Assemblymember Bloom is the author of a bill that would allow two congestion pricing pilots in California. A.B. 3059 is currently scheduled for a committee hearing on April 23.
Senator Jerry Hill returns once again with an attempt to lower the fine for drivers ticketed for turning right on a red light without stopping. S.B. 1132 is set for a hearing next week.
The so-called Complete Streets bill, S.B. 760, is still alive. That’s Senator Scott Weiner’s bill that as of now allows local agencies to “to consider additional design guides, including the Urban Street Design Guide of the National Association of City Transportation Officials” when designing streets. It won’t move for a while, maybe because Weiner is concentrating on other issues. His housing bill that’s been causing such a ruckus, S.B. 827, just got major amendments and will be heard in committee next week.
3 thoughts on Legislative Update: A Few Bills to Watch
SB 827 is a transportation bill. It will drastically increase bus and train ridership in California…a little odd to see how this article treats that bill.

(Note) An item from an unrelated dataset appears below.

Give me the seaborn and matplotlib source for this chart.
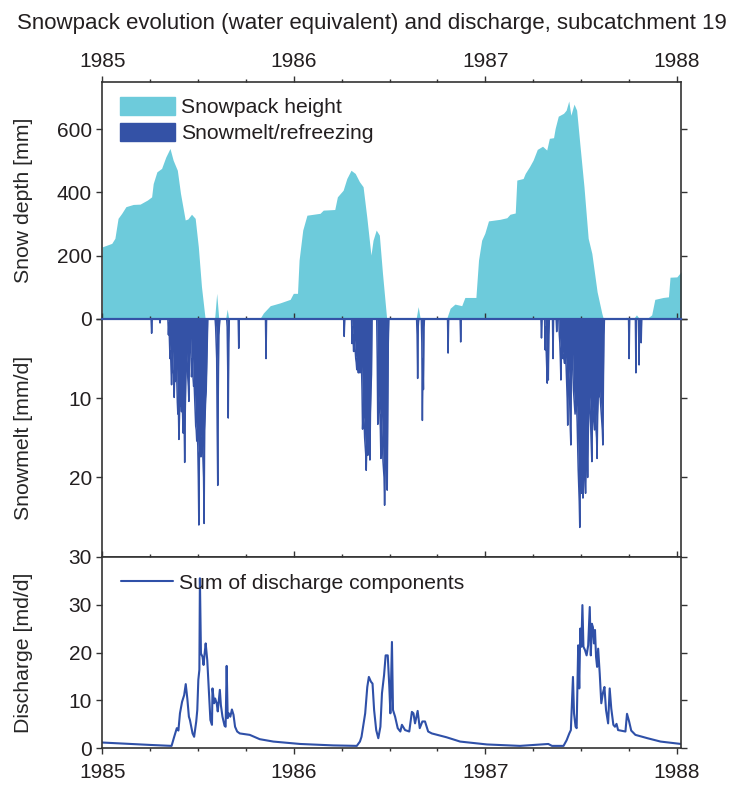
import numpy as np
import pandas as pd
import matplotlib
matplotlib.use("Agg")
import matplotlib.pyplot as plt
import matplotlib.dates as mdates
from matplotlib.patches import Patch
import seaborn as sns

# -----------------------------
# Data (days counted from 1985-01-01)
# -----------------------------
snow_day = [0, 18, 24, 30, 37, 45, 59, 72, 86, 94, 97, 104, 113, 121, 129, 135, 143, 149,
            158, 163, 170, 177, 183, 189, 196, 214, 218, 222, 235, 238, 241, 300, 307, 320,
            339, 358, 364, 372, 375, 382, 390, 415, 421, 443, 448, 459, 466, 474, 482, 490,
            497, 504, 512, 516, 522, 528, 534, 542, 598, 602, 606, 656, 663, 672, 685, 691,
            712, 717, 723, 729, 736, 758, 771, 777, 787, 790, 802, 806, 814, 821, 829, 839,
            847, 852, 860, 863, 869, 879, 884, 889, 893, 899, 904, 910, 918, 926, 933, 943,
            952, 955, 995, 999, 1003, 1012, 1018, 1024, 1037, 1047, 1053, 1069, 1079, 1082,
            1095, 1103]
snow_mm = [228, 239, 255, 318, 334, 355, 362, 363, 376, 386, 428, 465, 476, 512, 539, 502, 470, 397,
           313, 316, 331, 318, 228, 102, 0, 0, 81, 0, 0, 31, 0, 0, 19, 42,
           51, 62, 81, 81, 186, 281, 328, 334, 344, 346, 386, 407, 444, 470, 460, 434,
           418, 323, 202, 249, 281, 265, 144, 0, 0, 39, 0, 0, 34, 47, 42, 68,
           68, 186, 249, 271, 310, 315, 320, 331, 335, 439, 444, 460, 481, 502, 536, 546,
           534, 571, 573, 602, 641, 650, 660, 689, 644, 679, 660, 555, 418, 255, 207, 86,
           18, 0, 0, 6, 0, 0, 13, 0, 0, 13, 62, 68, 70, 132,
           133, 149]

# snowmelt: consecutive daily values starting at a given day, plus isolated spikes
melt_block_start = [126, 216, 238, 476, 524, 600, 609, 844, 871]
melt_blocks = [
    [2.0, 0.5, 3.0, 5.0, 4.0, 6.0, 8.3, 5.5, 4.0, 6.5, 7.0, 9.9, 6.5, 7.9, 6.0, 5.0, 8.0, 10.5,
     12.0, 11.0, 15.2, 12.5, 9.0, 11.0, 10.0, 11.7, 9.5, 12.0, 14.4, 11.5, 13.0, 18.1, 12.0, 8.0,
     5.0, 3.5, 6.0, 7.5, 8.5, 10.4, 4.0, 1.5, 2.2, 4.5, 7.3, 6.0, 5.0, 7.5, 8.5, 8.1, 10.0, 12.0,
     13.5, 14.0, 15.4, 14.5, 16.0, 20.0, 26.0, 17.0, 16.5, 14.0, 17.4, 15.0, 15.0, 16.0, 18.0,
     20.0, 25.8, 14.0, 12.0, 10.0, 9.0, 6.0, 3.0],
    [1.0, 3.0, 5.0, 14.0, 21.0, 9.0, 2.0, 1.0],
    [1.0, 6.0, 12.5, 3.0],
    [3.1, 1.0, 2.5, 4.1, 2.0, 3.0, 4.0, 5.0, 5.5, 6.4, 5.0, 6.0, 6.8, 5.5, 6.0, 6.8, 5.0, 4.0,
     6.0, 9.0, 13.9, 12.0, 12.5, 13.0, 15.0, 16.0, 17.0, 19.1, 16.0, 15.0, 17.2, 14.0, 13.0,
     15.0, 17.8, 12.0, 9.0, 7.0],
    [5.0, 13.3, 10.0, 9.0, 11.0, 12.0, 14.0, 17.6, 12.0, 14.0, 16.0, 18.0, 19.0, 20.0, 23.5,
     19.0, 18.0, 17.0, 19.0, 21.6, 12.0, 3.0],
    [2.0, 7.5, 1.0],
    [3.0, 12.8, 5.0, 8.9, 1.0],
    [3.9, 1.0, 4.0, 6.0, 8.1, 5.0, 7.7, 2.0],
    [2.0, 3.0, 5.0, 7.7, 4.0, 3.0, 4.0, 5.0, 4.5, 5.0, 5.6, 4.0, 5.0, 6.0, 8.0, 10.0, 13.4, 7.0,
     6.0, 8.0, 11.0, 14.0, 15.9, 5.0, 1.0, 4.0, 7.0, 9.0, 10.0, 11.0, 12.0, 11.0, 10.0, 11.1,
     13.0, 16.0, 19.0, 21.0, 23.0, 26.3, 20.0, 19.0, 21.0, 22.0, 20.0, 22.6, 21.0, 18.0, 19.0,
     20.0, 22.0, 18.0, 16.0, 17.0, 20.0, 15.0, 12.0, 11.0, 9.8, 12.0, 14.0, 16.0, 18.0, 13.0,
     11.0, 12.0, 13.0, 14.0, 11.0, 12.0, 14.0, 15.0, 17.6, 12.0, 10.0, 9.0, 8.0, 9.8, 10.0,
     11.0, 12.0, 13.0, 14.0, 15.9, 8.0, 2.0],
]
melt_spike_day = [94, 110, 260, 312, 461, 659, 683, 837, 859, 866, 1004, 1017, 1023, 1027]
melt_spike_mm = [1.8, 0.5, 3.7, 5.0, 2.2, 4.3, 2.9, 2.4, 5.0, 1.6, 5.0, 6.8, 5.8, 3.0]

q_day = [0, 91, 132, 137, 142, 145, 148, 152, 156, 159, 162, 165, 167, 172, 175, 179, 181, 183,
         185, 186, 188, 191, 193, 195, 197, 200, 203, 206, 209, 210, 213, 215, 218, 220, 224, 226,
         229, 233, 235, 237, 239, 241, 244, 247, 250, 253, 257, 262, 281, 300, 326, 377, 440, 485,
         491, 494, 501, 505, 508, 512, 515, 518, 522, 526, 530, 533, 537, 540, 544, 547, 549, 552,
         554, 558, 563, 568, 571, 577, 585, 590, 593, 596, 601, 605, 610, 615, 621, 628, 656, 682,
         733, 796, 850, 857, 879, 885, 890, 893, 897, 899, 902, 904, 907, 909, 911, 913, 915, 917,
         920, 923, 926, 929, 931, 933, 935, 937, 939, 941, 943, 945, 948, 951, 954, 957, 960, 964,
         967, 970, 974, 977, 980, 983, 997, 1000, 1004, 1008, 1016, 1039, 1064, 1103]
q_md = [1.2, 0.7, 0.5, 2.4, 4.2, 3.7, 7.3, 9.7, 11.1, 13.4, 10.4, 6.6, 5.9, 3.1, 2.4, 5.6, 8.0, 14.3,
        16.4, 35.5, 19.8, 19.1, 17.4, 19.8, 21.9, 18.4, 12.2, 5.9, 4.9, 12.5, 9.4, 10.4, 9.4, 7.7, 12.2, 9.0,
        6.6, 4.7, 4.5, 17.2, 6.3, 7.3, 6.6, 8.1, 7.0, 4.5, 3.5, 3.1, 2.8, 1.9, 1.4, 0.9, 0.6, 0.5,
        1.4, 2.4, 7.3, 12.8, 14.9, 13.9, 13.5, 8.0, 3.8, 2.1, 4.5, 11.5, 15.3, 19.4, 19.4, 12.8, 7.3, 22.2,
        8.0, 6.6, 4.2, 3.5, 4.9, 3.8, 3.5, 7.6, 7.3, 5.2, 7.8, 4.2, 5.6, 5.6, 3.5, 3.1, 2.3, 1.4,
        0.8, 0.5, 0.9, 0.5, 0.5, 1.7, 3.1, 3.8, 14.9, 7.3, 4.5, 4.2, 21.5, 12.5, 25.0, 21.2, 29.9, 21.2,
        20.5, 19.4, 21.5, 29.5, 19.4, 26.0, 25.3, 21.9, 24.7, 19.1, 17.0, 20.8, 15.6, 9.4, 11.5, 12.8, 8.0, 5.2,
        12.5, 8.3, 4.9, 4.5, 5.1, 3.8, 3.5, 7.2, 5.6, 3.7, 2.8, 2.1, 1.4, 0.9]

CYAN = "#6dcbdb"
BLUE = "#3452a6"
LINE = "#2f50a8"
GRAY = "#333333"
TEXT = "#231f20"

start = pd.Timestamp("1985-01-01")
end = start + pd.Timedelta(days=1103)


def to_date(days):
    return start + pd.to_timedelta(np.asarray(days), unit="D")


days = np.arange(0, 1104)
melt = np.zeros(len(days))
for s, vals in zip(melt_block_start, melt_blocks):
    melt[s:s + len(vals)] = vals
melt[melt_spike_day] = melt_spike_mm

# -----------------------------
# Plot
# -----------------------------
sns.set_style("ticks")
plt.rcParams["font.family"] = ["Liberation Sans", "DejaVu Sans"]
plt.rcParams["font.size"] = 15
plt.rcParams["text.color"] = TEXT
plt.rcParams["xtick.color"] = GRAY
plt.rcParams["ytick.color"] = GRAY
plt.rcParams["xtick.labelcolor"] = TEXT
plt.rcParams["ytick.labelcolor"] = TEXT

fig = plt.figure(figsize=(7.35, 7.87), dpi=100)
ax1 = fig.add_axes([0.1392, 0.5947, 0.7874, 0.3015])
ax2 = fig.add_axes([0.1392, 0.2926, 0.7874, 0.3021])
ax3 = fig.add_axes([0.1392, 0.0492, 0.7874, 0.2434])

# snowpack
ax1.fill_between(to_date(snow_day), 0, snow_mm, color=CYAN, lw=0)
ax1.set_ylim(0, 750)
ax1.set_yticks([0, 200, 400, 600])
ax1.legend(handles=[Patch(color=CYAN, label="Snowpack height"),
                    Patch(color=BLUE, label="Snowmelt/refreezing")],
           loc="upper left", bbox_to_anchor=(0.03, 0.935), frameon=False,
           borderpad=0, borderaxespad=0, handlelength=2.6, handleheight=0.95,
           handletextpad=0.3, labelspacing=0.25, fontsize=15.2)

# snowmelt
ax2.fill_between(to_date(days), 0, melt, color=BLUE, lw=0)
sns.lineplot(x=to_date(days), y=melt, ax=ax2, color=BLUE, lw=1.1,
             estimator=None, sort=False)
ax2.set_ylim(30, 0)
ax2.set_yticks([0, 10, 20, 30])
ax2.set_yticklabels(["", "10", "20", "30"])

# discharge
sns.lineplot(x=to_date(q_day), y=q_md, ax=ax3, color=LINE, lw=1.5,
             estimator=None, sort=False, label="Sum of discharge components")
ax3.set_ylim(0, 40)
ax3.set_yticks([0, 10, 20, 30])
ax3.legend(loc="upper left", bbox_to_anchor=(0.033, 0.912), frameon=False,
           borderpad=0, borderaxespad=0, handlelength=2.45, handletextpad=0.3,
           fontsize=15.2)

for ax, label in zip([ax1, ax2, ax3],
                     ["Snow depth [mm]", "Snowmelt [mm/d]", "Discharge [md/d]"]):
    ax.set_xlim(start, end)
    ax.xaxis.set_major_locator(mdates.YearLocator())
    ax.xaxis.set_minor_locator(mdates.MonthLocator())
    ax.xaxis.set_major_formatter(mdates.DateFormatter("%Y"))
    ax.tick_params(which="both", direction="out", width=1.0, labelsize=15)
    ax.tick_params(which="major", length=4.0, pad=4)
    ax.tick_params(which="minor", length=2.0)
    ax.tick_params(axis="y", left=True, right=True, labelleft=True, labelright=False, pad=3.5)
    ax.minorticks_on()
    ax.yaxis.set_minor_locator(matplotlib.ticker.NullLocator())
    ax.set_xlabel("")
    ax.set_ylabel(label, fontsize=15.3)
    ax.yaxis.set_label_coords(-0.12, 0.5)
    for sp in ax.spines.values():
        sp.set_color(GRAY)
        sp.set_linewidth(1.2)

ax1.tick_params(axis="x", which="both", top=True, bottom=False, labeltop=True, labelbottom=False)
ax2.tick_params(axis="x", which="both", top=True, bottom=False, labeltop=False, labelbottom=False)
ax3.tick_params(axis="x", which="both", top=True, bottom=True, labeltop=False, labelbottom=True)
ax3.tick_params(axis="x", which="major", pad=6.5)
ax1.spines["bottom"].set_visible(False)
ax2.spines["top"].set_color(BLUE)
ax2.spines["top"].set_linewidth(1.6)

fig.text(0.506, 0.970, "Snowpack evolution (water equivalent) and discharge, subcatchment 19",
         ha="center", va="center", fontsize=16)

fig.savefig("out.png", dpi=100)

Agree that there should be a penalty for blocking intersections during rush hour. Give every bicyclist participating in a Critical Mass demonstration a ticket for $400…
The SB1132 is a tip of a small iceburg of penalties that do not reflect severity of crime. For example, turning right on red at 5 mph should not have same punishment as running a red light at 40 mph.
Another example, if a drunk driver hits a pedestrian he will run away home and sober up because the penalty for hit and run is much less severe than a DUI.
Blocking a bike lane because a cheap parking ticket if you step out of the car.
There’s virtually no penalty for blocking intersections during a rush hour. You could block 50 bikes, buses, cars, pedestrians exasperating delays for nothing.